To protect the interest of farmers, higher rate of duty has been imposed on importation of starch made from locally available crops like wheat, potato and maize; but the duty has been lowered in case of starch made from cassava and other crops that are not produced locally, Muhith said.
The importers of rice have now to count around 54 per cent customs duty and VAT.
With the huge expansion of leather sector, as per the foreign buyers’ demand, the business people need to set up safe factories, he said.
‘Due to this reason I propose reduced rate of duties as capital machineries on busbar trunking system and electrical panel imported by the industries of this sector,’ the finance minister said.

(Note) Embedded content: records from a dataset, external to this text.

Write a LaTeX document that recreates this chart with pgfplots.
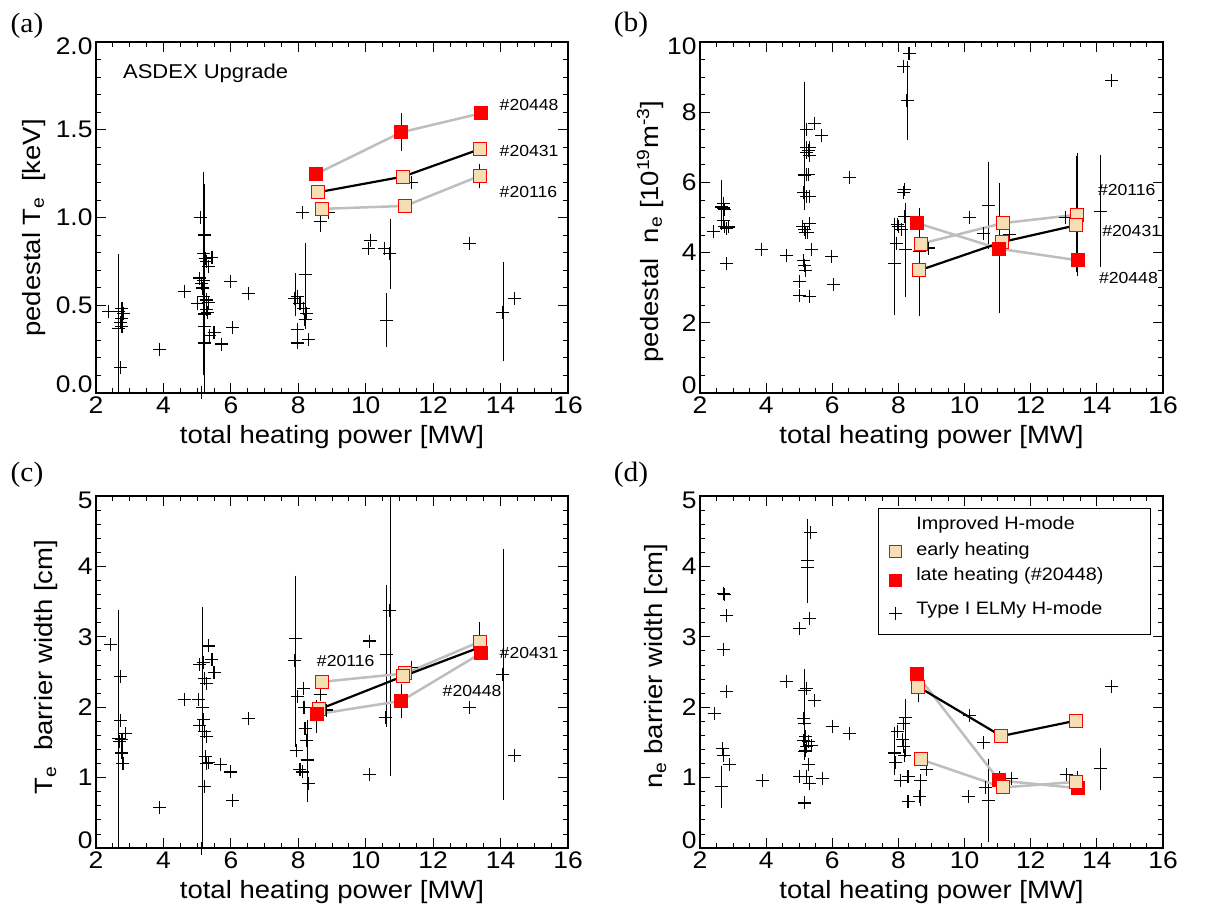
\documentclass[border=0pt]{standalone}
\usepackage{fontspec}
\setmainfont{Liberation Sans}[FakeStretch=1.1]
\newfontfamily\serifa{Liberation Serif}[FakeStretch=1.05]
\usepackage{pgfplots}
\pgfplotsset{compat=1.18}
\definecolor{wheat}{RGB}{245,222,179}
\definecolor{lgray}{RGB}{190,190,190}
\newcommand\ticksize{\fontsize{24}{28}\selectfont}
\newcommand\labsize{\fontsize{25}{29}\selectfont}
\newcommand\annsize{\fontsize{16}{19}\selectfont}
\newcommand\legsize{\fontsize{18}{21}\selectfont}
\pgfplotsset{
  base/.style={
    scale only axis, anchor=south west,
    xmin=2, xmax=16, xtick={2,4,...,16}, minor x tick num=3,
    tick align=inside, major tick length=10pt, minor tick length=5pt,
    every tick/.style={black, line width=0.8pt},
    axis line style={line width=1.1pt},
    tick label style={font=\ticksize},
    /pgf/number format/assume math mode=true,
    xlabel={total heating power [MW]},
    xlabel style={font=\labsize, yshift=-5pt},
    every axis y label/.style={rotate=90, anchor=center, font=\labsize},
  },
  yends/.style={yticklabel={\ifnum\ticknum=0 \smash{\pgfmathprintnumber{\tick}}\else\ifnum\ticknum=#1 \smash{\raisebox{-12.5pt}{\pgfmathprintnumber{\tick}}}\else\pgfmathprintnumber{\tick}\fi\fi}},
  cross/.style={only marks, mark=+, mark size=6.5pt, black, mark options={line width=1.1pt}},
  errp/.style={only marks, mark=+, mark size=6.5pt, black, mark options={line width=1.1pt},
    error bars/y dir=both, error bars/y explicit, error bars/error mark=-,
    error bars/error bar style={line width=0.8pt, black},
    error bars/error mark options={line width=0.8pt, mark size=3.5pt, black}},
  errn/.style={only marks, mark=none, black,
    error bars/y dir=both, error bars/y explicit, error bars/error mark=-,
    error bars/error bar style={line width=0.8pt, black},
    error bars/error mark options={line width=0.8pt, mark size=3.5pt, black}},
  early/.style={only marks, mark=square*, mark size=6.5pt, mark options={fill=wheat, draw=red, line width=1pt}},
  late/.style={only marks, mark=square*, mark size=6.5pt, mark options={fill=red, draw=red, line width=1pt}},
  bline/.style={black, line width=2.2pt, mark=none},
  gline/.style={lgray, line width=2.5pt, mark=none},
}
\begin{document}
\begin{tikzpicture}
\useasboundingbox (0,0) rectangle (1225pt,914pt);
% ---------------- (a)
\begin{axis}[base, at={(96pt,521pt)}, width=472pt, height=351pt,
  ymin=0, ymax=2, ytick={0,0.5,...,2}, minor y tick num=4, yends=4,
  yticklabel style={/pgf/number format/.cd, fixed, fixed zerofill, precision=1},
  ylabel={pedestal T\textsubscript{e}\ \ [keV]},
  every axis y label/.append style={at={(axis description cs:-0.132,0.47)}}]
\addplot[cross] table {
x y
2.375 0.465
2.77 0.484
2.82 0.455
2.77 0.427
2.72 0.40
2.77 0.38
2.67 0.37
2.72 0.146
3.88 0.25
4.63 0.58
5.01 0.51
5.09 1.00
5.21 0.90
5.19 0.797
5.24 0.768
5.29 0.75
5.34 0.72
5.44 0.772
5.07 0.655
5.14 0.626
5.17 0.598
5.19 0.55
5.27 0.53
5.34 0.516
5.29 0.478
5.31 0.459
5.21 0.38
5.22 0.285
5.37 0.33
5.50 0.345
5.71 0.279
5.98 0.636
6.05 0.374
6.52 0.565
5.14 0.0
7.97 0.55
8.05 0.512
8.15 0.484
8.25 0.455
8.20 0.421
7.97 0.36
7.97 0.285
8.30 0.304
8.13 1.028
8.89 1.028
10.09 0.825
10.14 0.867
10.57 0.825
11.36 1.20
13.09 0.854
14.42 0.537
};
\addplot[errp] table[y error plus=ep, y error minus=em] {
x y ep em
2.67 0.465 0.305 0.6
5.19 0.64 0.60 0.52
5.22 0.45 0.72 0.55
7.90 0.541 0.12 0.085
8.22 0.674 0.16 0.29
8.66 0.977 0.0 0.04
10.72 0.793 0.18 0.18
10.62 0.414 0.135 0.13
14.07 0.461 0.265 0.26
};
\addplot[errn] table[y error plus=ep, y error minus=em] {
x y ep em
11.06 1.486 0.09 0.086
13.38 1.237 0.05 0.05
};
\addplot[gline] coordinates {(8.69,1.049) (11.17,1.066) (13.38,1.237)};
\addplot[gline] coordinates {(8.54,1.249) (11.06,1.486) (13.43,1.594)};
\addplot[bline] coordinates {(8.59,1.144) (11.11,1.233) (13.38,1.389)};
\addplot[early] coordinates {(8.69,1.049) (11.17,1.066) (13.38,1.237) (8.59,1.144) (11.11,1.233) (13.38,1.389)};
\addplot[late] coordinates {(8.54,1.249) (11.06,1.486) (13.43,1.594)};
\node[font=\fontsize{20}{24}\selectfont, anchor=west] at (axis cs:2.7,1.82) {ASDEX Upgrade};
\node[font=\annsize, anchor=west] at (axis cs:13.87,1.64) {\#20448};
\node[font=\annsize, anchor=west] at (axis cs:13.87,1.38) {\#20431};
\node[font=\annsize, anchor=west] at (axis cs:13.87,1.144) {\#20116};
\end{axis}
% ---------------- (b)
\begin{axis}[base, at={(700pt,521pt)}, width=463pt, height=351pt,
  ymin=0, ymax=10, ytick={0,2,...,10}, minor y tick num=3, yends=5,
  ylabel={pedestal\ \ n\textsubscript{e} [10\textsuperscript{19}m\textsuperscript{-3}]},
  every axis y label/.append style={at={(axis description cs:-0.108,0.46)}}]
\addplot[cross] table {
x y
2.40 4.61
2.70 5.41
2.70 5.27
2.75 5.22
2.70 4.92
2.75 4.75
2.80 4.70
2.85 4.73
2.79 3.68
3.86 4.10
4.62 3.93
5.02 3.18
5.00 2.78
5.32 2.75
5.14 3.78
5.17 3.63
5.20 3.49
5.10 4.75
5.15 4.65
5.20 4.58
5.25 4.56
5.30 4.82
5.14 5.70
5.22 5.60
5.32 5.60
5.17 6.22
5.22 6.22
5.27 6.22
5.22 7.00
5.27 6.92
5.32 7.00
5.22 6.84
5.30 6.76
5.22 7.50
5.47 7.69
5.68 7.33
5.37 4.08
5.98 3.89
6.03 3.08
6.51 6.14
7.94 4.27
7.97 4.80
8.00 4.75
8.09 4.65
8.17 5.03
8.17 5.79
8.16 5.72
8.16 9.29
8.32 9.67
8.64 4.04
8.90 4.13
10.16 5.01
10.56 4.54
11.37 4.51
13.06 4.99
14.44 8.91
};
\addplot[errp] table[y error plus=ep, y error minus=em] {
x y ep em
2.65 5.30 0.66 0.55
5.17 6.20 2.57 0.88
7.89 3.70 1.19 1.39
8.21 4.08 1.24 1.25
8.26 8.33 1.02 1.02
10.73 5.35 1.14 1.15
14.10 5.18 1.49 1.48
};
\addplot[errn] table[y error plus=ep, y error minus=em] {
x y ep em
8.62 3.49 1.68 1.19
11.06 4.11 1.76 1.74
};
\addplot[errn, error bars/error bar style={line width=1.8pt}] table[y error plus=ep, y error minus=em] {
x y ep em
13.40 4.78 1.96 1.34
};
\addplot[gline] coordinates {(8.67,4.25) (11.16,4.84) (13.40,5.08)};
\addplot[gline] coordinates {(8.57,4.84) (11.04,4.11) (13.43,3.78)};
\addplot[bline] coordinates {(8.62,3.49) (11.13,4.30) (13.38,4.78)};
\addplot[early] coordinates {(8.67,4.25) (11.16,4.84) (13.40,5.08) (8.62,3.49) (11.13,4.30) (13.38,4.78)};
\addplot[late] coordinates {(8.57,4.84) (11.04,4.11) (13.43,3.78)};
\node[font=\annsize, anchor=west] at (axis cs:13.93,5.79) {\#20116};
\node[font=\annsize, anchor=west] at (axis cs:14.06,4.62) {\#20431};
\node[font=\annsize, anchor=west] at (axis cs:13.96,3.28) {\#20448};
\end{axis}
% ---------------- (c)
\begin{axis}[base, at={(96pt,66pt)}, width=472pt, height=352pt,
  ymin=0, ymax=5, ytick={0,...,5}, minor y tick num=4, yends=5,
  ylabel={T\textsubscript{e}\ \ barrier width [cm]},
  every axis y label/.append style={at={(axis description cs:-0.106,0.514)}}]
\addplot[cross] table {
x y
2.44 2.89
2.74 2.44
2.72 1.81
2.77 1.54
2.70 1.51
2.87 1.63
2.77 1.35
2.80 1.20
3.88 0.58
4.63 2.11
5.07 2.61
5.04 2.11
5.08 1.74
5.19 2.64
5.22 2.41
5.29 2.34
5.34 2.87
5.44 2.68
5.50 2.49
5.19 1.82
5.29 1.58
5.22 1.66
5.24 1.30
5.29 1.20
5.34 1.21
5.21 0.88
5.14 0.0
5.68 1.18
6.00 1.08
6.05 0.68
6.52 1.84
7.92 2.98
7.97 2.15
8.15 2.26
8.17 2.00
8.20 1.70
8.25 1.53
7.95 1.39
8.05 1.11
8.12 1.08
8.30 0.91
8.67 2.18
8.84 1.96
10.10 2.94
10.12 1.05
10.58 1.85
11.36 2.57
13.09 1.99
14.42 1.31
};
\addplot[errp] table[y error plus=ep, y error minus=em] {
x y ep em
2.67 1.56 1.77 1.7
5.17 2.00 1.38 2.1
7.90 2.66 1.16 1.17
8.27 1.25 0.52 0.55
10.72 3.37 2.0 2.3
10.62 2.75 0.93 0.98
14.07 2.47 1.73 1.74
};
\addplot[errn] table[y error plus=ep, y error minus=em] {
x y ep em
8.55 1.90 0.15 0.22
11.06 2.09 0.19 0.19
13.38 2.93 0.23 0.0
};
\addplot[gline] coordinates {(8.69,2.36) (11.17,2.48) (13.38,2.93)};
\addplot[gline] coordinates {(8.55,1.90) (11.06,2.09) (13.43,2.77)};
\addplot[bline] coordinates {(8.62,1.97) (11.11,2.44) (13.38,2.85)};
\addplot[early] coordinates {(8.69,2.36) (11.17,2.48) (13.38,2.93) (8.62,1.97) (11.11,2.44)};
\addplot[late] coordinates {(8.55,1.90) (11.06,2.09) (13.43,2.77)};
\node[font=\annsize, anchor=west] at (axis cs:8.45,2.66) {\#20116};
\node[font=\annsize, anchor=west] at (axis cs:13.87,2.77) {\#20431};
\node[font=\annsize, anchor=west] at (axis cs:12.18,2.23) {\#20448};
\end{axis}
% ---------------- (d)
\begin{axis}[base, at={(700pt,66pt)}, width=463pt, height=352pt,
  ymin=0, ymax=5, ytick={0,...,5}, minor y tick num=4, yends=5,
  ylabel={n\textsubscript{e} barrier width [cm]},
  every axis y label/.append style={at={(axis description cs:-0.095,0.517)}},
  legend cell align=left,
  legend style={at={(0.384,0.965)}, anchor=north west, draw=black, line width=1pt,
    font=\legsize, inner xsep=9pt, inner ysep=5pt, row sep=1.5pt,
    nodes={text depth=, inner sep=2pt}}]
\addlegendimage{empty legend}
\addlegendentry{\hspace{12pt}Improved H-mode\rule[-6pt]{0pt}{20pt}}
\addlegendimage{only marks, mark=square*, mark size=6pt, mark options={fill=wheat, draw=red, line width=1pt}}
\addlegendentry{\hspace{12pt}early heating\rule[-6pt]{0pt}{20pt}}
\addlegendimage{only marks, mark=square*, mark size=6pt, mark options={fill=red, draw=red}}
\addlegendentry{\hspace{12pt}late heating (\#20448)\rule{36pt}{0pt}\rule[-14pt]{0pt}{28pt}}
\addlegendimage{only marks, mark=+, mark size=6.5pt, black, mark options={line width=1.1pt}}
\addlegendentry{\hspace{12pt}Type I ELMy H-mode\rule[-13pt]{0pt}{27pt}}
\addplot[cross, forget plot] table {
x y
2.45 1.91
2.70 3.62
2.75 3.60
2.81 3.30
2.70 2.82
2.79 2.22
2.68 1.41
2.72 1.31
2.88 1.18
3.88 0.955
4.62 2.37
5.02 3.12
5.30 3.26
5.25 3.98
5.34 4.48
5.17 2.24
5.22 2.26
5.47 2.10
5.14 1.84
5.20 1.58
5.14 1.53
5.27 1.51
5.22 1.44
5.20 1.39
5.17 1.37
5.37 1.45
5.27 1.19
5.30 0.92
5.02 1.02
5.22 1.02
5.17 0.64
5.70 0.99
6.00 1.73
6.51 1.63
7.92 1.21
7.96 1.66
8.14 1.44
8.19 1.32
8.16 1.77
8.12 1.54
8.29 1.01
8.06 0.96
8.29 0.66
8.67 0.96
8.85 1.12
10.16 1.88
10.58 1.50
10.11 0.73
10.64 0.86
11.42 0.99
13.08 1.05
14.44 2.30
};
\addplot[errp, forget plot] table[y error plus=ep, y error minus=em] {
x y ep em
2.65 0.87 0.25 0.25
5.24 4.08 0.54 0.55
5.17 1.77 0.72 0.47
7.89 1.35 0.32 0.27
8.22 1.86 0.20 0.52
8.65 0.73 0.09 0.09
10.71 0.68 0.54 0.54
14.10 1.13 0.24 0.25
};
\addplot[errn, forget plot] table[y error plus=ep, y error minus=em] {
x y ep em
8.60 2.29 0.0 0.17
11.04 0.96 0.09 0.0
13.40 0.94 0.11 0.0
};
\addplot[gline, forget plot] coordinates {(8.67,1.26) (11.16,0.86) (13.38,0.94)};
\addplot[gline, forget plot] coordinates {(8.55,2.47) (11.04,0.96) (13.43,0.85)};
\addplot[bline, forget plot] coordinates {(8.60,2.29) (11.11,1.59) (13.38,1.81)};
\addplot[late, forget plot] coordinates {(8.55,2.47) (11.04,0.96) (13.43,0.85)};
\addplot[early, forget plot] coordinates {(8.67,1.26) (11.16,0.86) (13.38,0.94) (8.60,2.29) (11.11,1.59) (13.38,1.81)};
\end{axis}
\node[font=\serifa\fontsize{28}{32}\selectfont] at (27pt,888pt) {(a)};
\node[font=\serifa\fontsize{28}{32}\selectfont] at (631pt,889pt) {(b)};
\node[font=\serifa\fontsize{28}{32}\selectfont] at (27pt,439pt) {(c)};
\node[font=\serifa\fontsize{28}{32}\selectfont] at (631pt,439pt) {(d)};
\end{tikzpicture}
\end{document}
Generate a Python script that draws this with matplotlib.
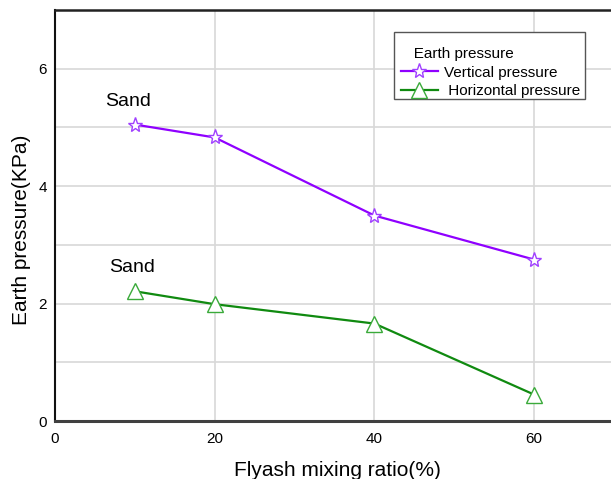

Battery industry is another promising sector and batteries were exported to many other countries, even after fulfilling the domestic need, he said.
High rate of duties has been imposed on the importation of finished batteries to facilitate the local industries.
Muhith proposed that 4 per cent custom duty be imposed on imported battery from the existing 3 per cent duty.
He also proposed that the custom duty on the importation of ceramic products be increased to 4 per cent from the existing 3 per cent as the industry was in the boom locally.
Besides, the rate of duties of some ceramic products-related raw materials like talc, mica, alumina liner will be decreased, according to the finance minister’s proposal.
Muhith also proposed that the duty rate on the importation of complete solar module and panel be increased from 5 per cent to 10 per cent as Bangladeshi manufacturers were now able to produce solar panels.
‘Bangladesh manufacturers make the solar panels using photovoltaic cell. This is the reason I propose zero rate on importation of photovoltaic cell’, he said.